Para a pesquisadora, a eleição deste ano, radicalizada pelo bolsonarismo, é uma das explicações mais importantes para a explosão impressionante de grupos nazistas na internet brasileira. “Esta foi uma eleição em que um presidente mais ativou o discurso inflamatório, assim como muitos líderes de extrema-direita que o apoiaram”. Mas é importante destacar que, embora o fenômeno brasileiro tenha dobrado em um ano, no mundo todo esses grupos têm crescido. Mais que isso, eles são articulados, disputam o protagonismo em suas regiões e se ancoram em líderes de extrema-direita que ocupam espaços de poder na administração pública, nos governos e nos parlamentos.
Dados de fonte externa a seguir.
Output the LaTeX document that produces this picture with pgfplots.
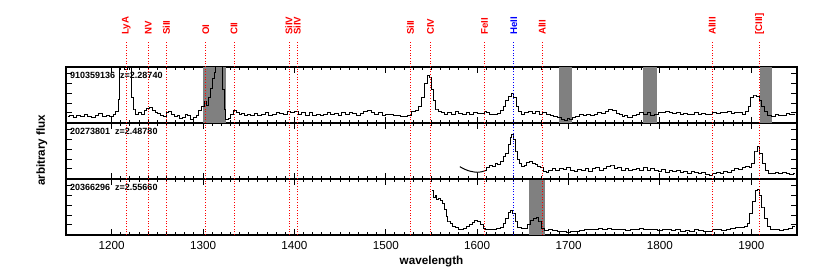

Em aplicativos de mensagens como o Telegram, por exemplo, Adriana Dias já chegou a monitorar a criação de até 40 grupos em apenas um dia. Identificados, esses grupos se desmancham e se reorganizam. Um dos primeiros pontos “revisados” por esses grupos é o Holocausto, que matou de cinco milhões de judeus com extrema crueldade. Proibida no Brasil, a distribuição de literatura que nega o Holocausto é gigantesca nesses grupos de mensagens, assim como no submundo da internet. Cheio de mentiras, falsas premissas e teorias da conspiração, esse material é oferecido gratuitamente aos iniciantes como se fosse de alta qualidade acadêmica.
Esses grupos fazem a defesa da liberdade de expressão como se fosse uma liberdade para cometer o crime de apologia ao nazismo. Mas são esses grupos os que mais tolhem a liberdade de expressão alheia quando ela não lhes convém. Agem com extrema violência e pregam o extermínio de desiguais ou adversários. O discurso da liberdade de expressão, que não é um valor absoluto (porque nenhuma liberdade é), ajuda a manter o verniz de que se está apenas “discutindo” a História. E é essa por essa falsa liberdade de expressão, tão defendida por líderes e comunicadores de extrema-direita, que levantamos a tampa desse esgoto.
Os oitos presos em Santa Catarina são da região Sul e de Minas, além de um português que vive no Brasil. Se escolheram São Pedro de Alcântara por sua história ligada à Alemanha, ignoraram que na cidadezinha os moradores são devotos de um homem negro. A estátua do escravo Marcos Manoel Vieira, o Tio Marcos, decora a entrada de um santuário religioso no bairro de Santa Teresa. Torturado e morto, o escravo Tio Marcos é cultuado como um santo. Ao redor da imagem há prendas e cartas de agradecimento por graças alcançadas, escreveram as pesquisadoras Cintia Tuler Silva e Clarrisa Otto em sua tese de mestrado da Universidade Federal de Santa Catarina. Universidade, aliás, que na semana passada procurou o delegado Arthur Lopes para tentar encontrar um modo de combater o nazismo crescente no estado.